Elliot started playing pickleball at age five. I coach him. We practice every Saturday, and for a kindergartner, he is genuinely good. He has also, at various points, thrown equipment, cried on the court, refused to continue after a single lost point, and directed his frustration loudly at everyone nearby.
After one particularly hard session, he shut down completely. Wouldn't talk. Sat in the car in silence for twenty minutes. My default would have been to go dark — ignore it happened, let the next day begin like nothing occurred, and wonder why the same thing kept repeating. Instead I logged a moment — a few sentences about what happened, how he responded, what I tried — and opened Claude to ask what to do next. What Claude gave me wasn't generic advice about resilience. It walked me through a specific reconnect and next steps sequence — because it was supercharged by Hatley.
There's something worth saying about going dark. When a parent ignores a rupture and moves on, the child learns two things: that their big feelings weren't worth addressing, and that adults don't have to take responsibility when things go wrong. The repair matters not just for the child — it models that being wrong is survivable, and that coming back after a hard moment is what people who love each other do. I cover more of where this thinking comes from in My Story.
Step 1 — Reconnect & Repair Script
After a rupture, the first move isn't analysis — it's reconnection. Hatley flagged this explicitly: Elliot is five, reconnect soon while the emotional memory is fresh. The younger the child, the shorter the window before the moment loses its meaning. Don't wait until bedtime.
The script gave me words for a moment when I usually either say too much or go quiet. It also scheduled a calendar reminder for the following Saturday: thirty seconds before practice, run the pre-game commitment talk. Not a lecture — a prompt for Elliot to make a promise to himself about how he'll handle a bad point before he's in one.
Step 2 — Discussion Starters & Emoji Wall
Once reconnected, the goal isn't to explain or correct — it's to get curious together. And here's something important: in the moment of high emotion, a five-year-old's logic brain is effectively offline. The first move is always to diffuse, never to lecture. You can't reason someone into calm. You have to bring them there first. The discussion starters come after — once the window is open.
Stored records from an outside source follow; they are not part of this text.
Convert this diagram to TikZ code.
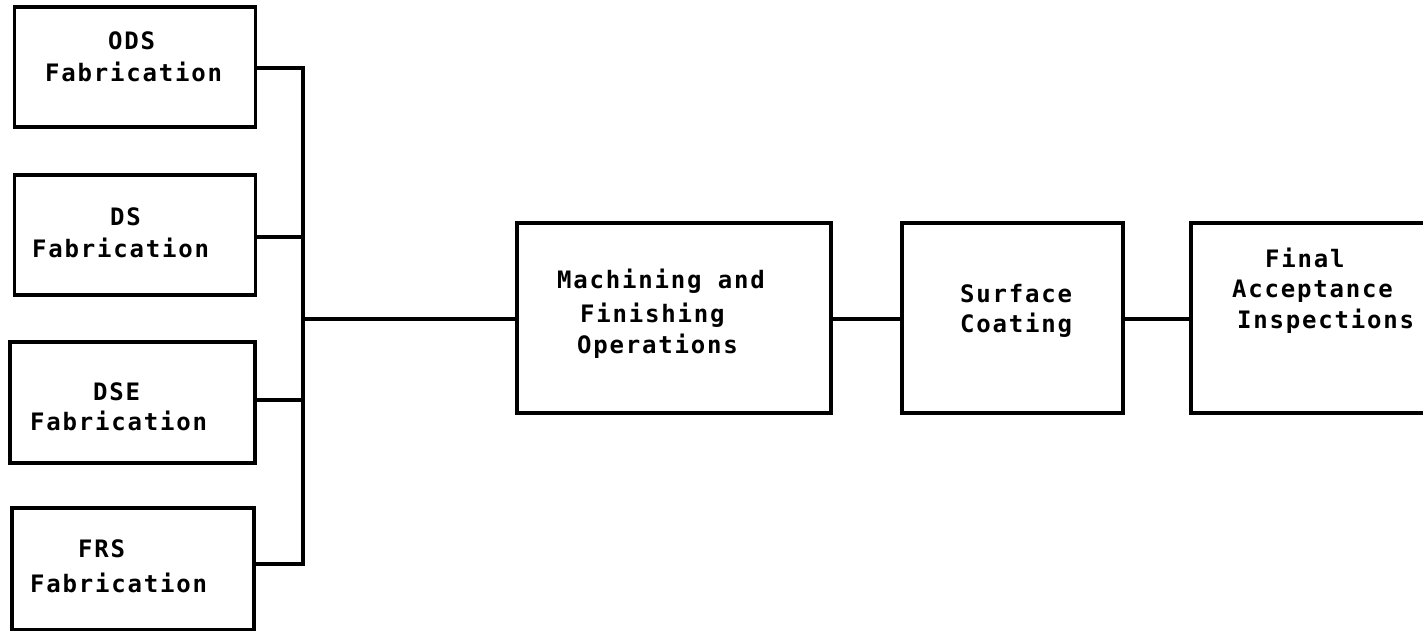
\documentclass[tikz,border=0pt]{standalone}
\usepackage{fontspec}
\newfontfamily\typefont[LetterSpace=7.5]{DejaVu Sans Mono Bold}
\begin{document}
\begin{tikzpicture}[x=1pt,y=-1pt,
  stepbox/.style={draw=black,line width=3.6pt,rectangle,inner sep=0pt},
  wire/.style={draw=black,line width=3.2pt},
  lbl/.style={anchor=base west,inner sep=0pt,font=\typefont\fontsize{24}{28}\selectfont}]
  \clip (0,0) rectangle (1423,631);
  \fill[white] (0,0) rectangle (1423,631);

  % source fabrication blocks
  \node[stepbox,minimum width=241pt,minimum height=120pt] (ods) at (135,67) {};
  \node[stepbox,minimum width=241pt,minimum height=120pt] (ds)  at (135,235) {};
  \node[stepbox,minimum width=245pt,minimum height=121pt] (dse) at (132.5,402.5) {};
  \node[stepbox,minimum width=242pt,minimum height=122pt] (frs) at (133,569) {};

  % downstream process blocks
  \node[stepbox,minimum width=314pt,minimum height=190pt] (mach) at (674,318) {};
  \node[stepbox,minimum width=221pt,minimum height=190pt] (coat) at (1012.5,318) {};
  \node[stepbox,minimum width=249pt,minimum height=190pt] (insp) at (1315.5,318) {};

  % labels
  \node[lbl] (t1a) at (108,50) {ODS};
  \node[lbl] (t1b) at (45,82) {Fabrication};
  \node[lbl] (t2a) at (110,225) {DS};
  \node[lbl] (t2b) at (32,257) {Fabrication};
  \node[lbl] (t3a) at (93,400) {DSE};
  \node[lbl] (t3b) at (30,430) {Fabrication};
  \node[lbl] (t4a) at (78,557) {FRS};
  \node[lbl] (t4b) at (30,592) {Fabrication};
  \node[lbl] (t5a) at (557,288) {Machining and};
  \node[lbl] (t5b) at (580,322) {Finishing};
  \node[lbl] (t5c) at (577,353) {Operations};
  \node[lbl] (t6a) at (960,302) {Surface};
  \node[lbl] (t6b) at (960,332) {Coating};
  \node[lbl] (t7a) at (1265,267) {Final};
  \node[lbl] (t7b) at (1232,297) {Acceptance};
  \node[lbl] (t7c) at (1237,328) {Inspections};

  % collecting bus
  \coordinate (j1) at (303,68);
  \coordinate (j2) at (303,237);
  \coordinate (j3) at (303,400);
  \coordinate (j4) at (303,564);
  \coordinate (jm) at (303,319);

  \draw[wire] (ods.east |- j1) -- (j1) -- (j4) -- (frs.east |- j4);
  \draw[wire] (ds.east |- j2) -- (j2);
  \draw[wire] (dse.east |- j3) -- (j3);
  \draw[wire] (jm) -- (mach.west |- jm);
  \draw[wire] (mach.east |- jm) -- (coat.west |- jm);
  \draw[wire] (coat.east |- jm) -- (insp.west |- jm);
\end{tikzpicture}
\end{document}
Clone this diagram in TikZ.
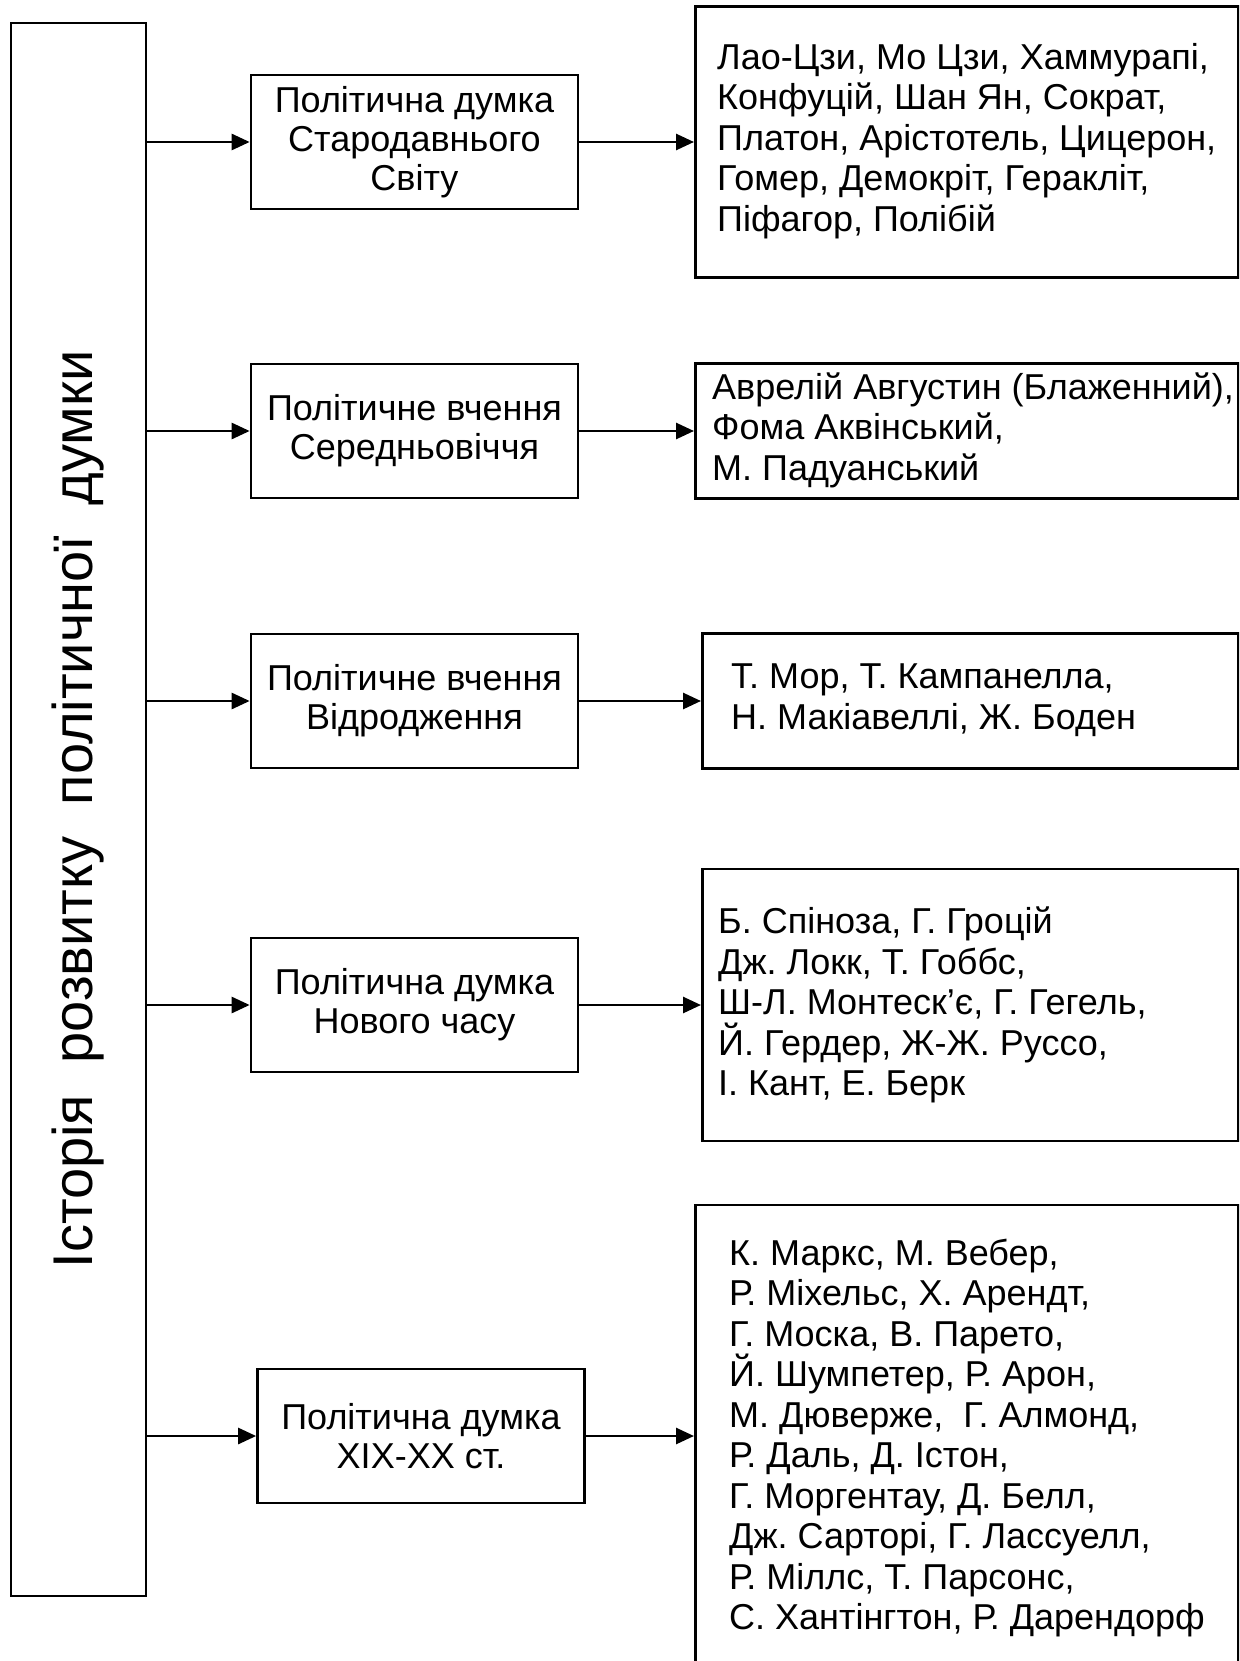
\documentclass[tikz,border=0pt]{standalone}
\usepackage{fontspec}
\setmainfont{Liberation Sans}
\usetikzlibrary{arrows.meta}
\frenchspacing
\begin{document}
\begin{tikzpicture}[x=1pt,y=-1pt,
  frame/.style={draw=black,line width=2.7pt,rectangle,inner sep=0pt},
  mid/.style={frame,minimum width=327pt,minimum height=134pt,align=center,
    font=\fontsize{36}{39}\selectfont},
  lst/.style={align=left,font=\fontsize{36}{40.5}\selectfont,anchor=west,inner sep=0pt},
  conn/.style={line width=2.7pt,-{Triangle[length=18pt,width=16pt]}}]
\useasboundingbox (0,0) rectangle (1239,1661);
\begin{scope}
\clip (0,0) rectangle (1239,1661);
% left title box
\node[frame,minimum width=135pt,minimum height=1573pt] (title) at (78.5,809.5) {};
\node[rotate=90,font=\fontsize{56}{60}\selectfont] (tt) at (title.center)
  {Історія\hspace{0.556em}розвитку\hspace{0.556em}політичної\hspace{0.556em}думки};
% middle boxes
\node[mid] (m1) at (414.5,142) {Політична думка\\Стародавнього\\Світу};
\node[mid] (m2) at (414.5,431) {Політичне вчення\\Середньовіччя};
\node[mid] (m3) at (414.5,701) {Політичне вчення\\Відродження};
\node[mid] (m4) at (414.5,1005) {Політична думка\\Нового часу};
\node[mid] (m5) at (421,1436) {Політична думка\\XIX-XX ст.};
% right boxes
\node[frame,minimum width=543pt,minimum height=271pt,anchor=west] (r1) at (694,142) {};
\node[frame,minimum width=543pt,minimum height=135pt,anchor=west] (r2) at (694,431) {};
\node[frame,minimum width=536pt,minimum height=135pt,anchor=west] (r3) at (701,701) {};
\node[frame,minimum width=536pt,minimum height=272pt,anchor=west] (r4) at (701,1005) {};
\node[frame,minimum width=543pt,minimum height=466pt,anchor=west] (r5) at (694,1438) {};
\node[lst] (t1) at (717,141)
  {Лао-Цзи, Мо Цзи, Хаммурапі,\\Конфуцій, Шан Ян, Сократ,\\Платон, Арістотель, Цицерон,\\Гомер, Демокріт, Геракліт,\\Піфагор, Полібій};
\node[lst] (t2) at (712,430)
  {Аврелій Августин (Блаженний),\\Фома Аквінський,\\М. Падуанський};
\node[lst] (t3) at (731,700)
  {Т. Мор, Т. Кампанелла,\\Н. Макіавеллі, Ж. Боден};
\node[lst] (t4) at (718,1005)
  {Б. Спіноза, Г. Гроцій\\Дж. Локк, Т. Гоббс,\\Ш-Л. Монтеск’є, Г. Гегель,\\Й. Гердер, Ж-Ж. Руссо,\\І. Кант, Е. Берк};
\node[lst] (t5) at (729,1438)
  {К. Маркс, М. Вебер,\\Р. Міхельс, Х. Арендт,\\Г. Моска, В. Парето,\\Й. Шумпетер, Р. Арон,\\М. Дюверже,\ \ Г. Алмонд,\\Р. Даль, Д. Істон,\\Г. Моргентау, Д. Белл,\\Дж. Сарторі, Г. Лассуелл,\\Р. Міллс, Т. Парсонс,\\С. Хантінгтон, Р. Дарендорф};
\end{scope}
% connectors
\foreach \m in {m1,m2,m3,m4,m5}{
  \draw[conn] (title.east |- \m.west) -- (\m.west);
}
\draw[conn] (m1.east) -- (r1.west |- m1.east);
\draw[conn] (m2.east) -- (r2.west |- m2.east);
\draw[conn] (m3.east) -- (r3.west |- m3.east);
\draw[conn] (m4.east) -- (r4.west |- m4.east);
\draw[conn] (m5.east) -- (r5.west |- m5.east);
\end{tikzpicture}
\end{document}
To give Elliot vocabulary before the conversation, we started with the Emoji Wall.
The real moment — Elliot scrolled to 😔 Ashamed after the pickleball meltdown
Elliot stopped at 😔 Ashamed — "feeling embarrassed about who you are." He wasn't just angry about losing. He was embarrassed about how he'd reacted. That one selection changed the entire conversation we were about to have.
From there, Hatley generated discussion starters — one at a time, not rapid-fire: "What was the moment when you started feeling that way?" / "Where did you feel it in your body?" / "What did you wish had happened instead?" The third one was the key. He wished he had played the next point instead of stopping. He already knew the right move. He just didn't have the tools to get there in the moment.
Step 3 — Theme Linking & Actions
After the repair conversation, Hatley connected this moment to a pattern it had been tracking — frustration tolerance under performance pressure — and generated two types of actions.
Before: the pre-game commitment talk, already scheduled for next Saturday. Thirty seconds. A promise to himself. Prevention.
In the moment: a delight trigger. Elliot had recently discovered Man vs Baby — a Netflix series featuring Rowan Atkinson, who also played Mr Bean. The Mr Bean-style physical comedy had become a reliable reset at home. When Elliot spirals, a well-timed impression in that voice breaks through every time. Hatley logged it, named it, and proposed it as a deliberate in-the-moment tool — something to reach for consciously when the logic brain is offline, not hope to remember under pressure.
The session after that was different. No racket throwing. One reset instead of quitting — he took a breath, said "okay," and played the next point. He finished the session. Not perfect. But clearly different from the week before — and traceable to a specific repair conversation, not luck.
What your AI + Hatley can do
Moment logging · Repair script · Discussion starters · Emoji wall · Theme linking · Delight trigger · Before & in-the-moment actions
Log what happened. Hatley gives you the reconnect script, the discussion starters, and two types of actions — one to prevent the next rupture, one to use when you're already in it. The entire loop in one coaching session.
The takeaway from this episode: when something breaks down, the system walks you through the repair — and gives you tools so the next one goes differently.
Whether your version of this is a meltdown on the sports field, a homework shutdown, or a sibling fight that ended in tears — the inputs change, the process doesn't.
You log what happened. You get the repair script, the discussion starters, and two actions: what to do before, and what to reach for when you're in it. Because it knows this child, not just this situation.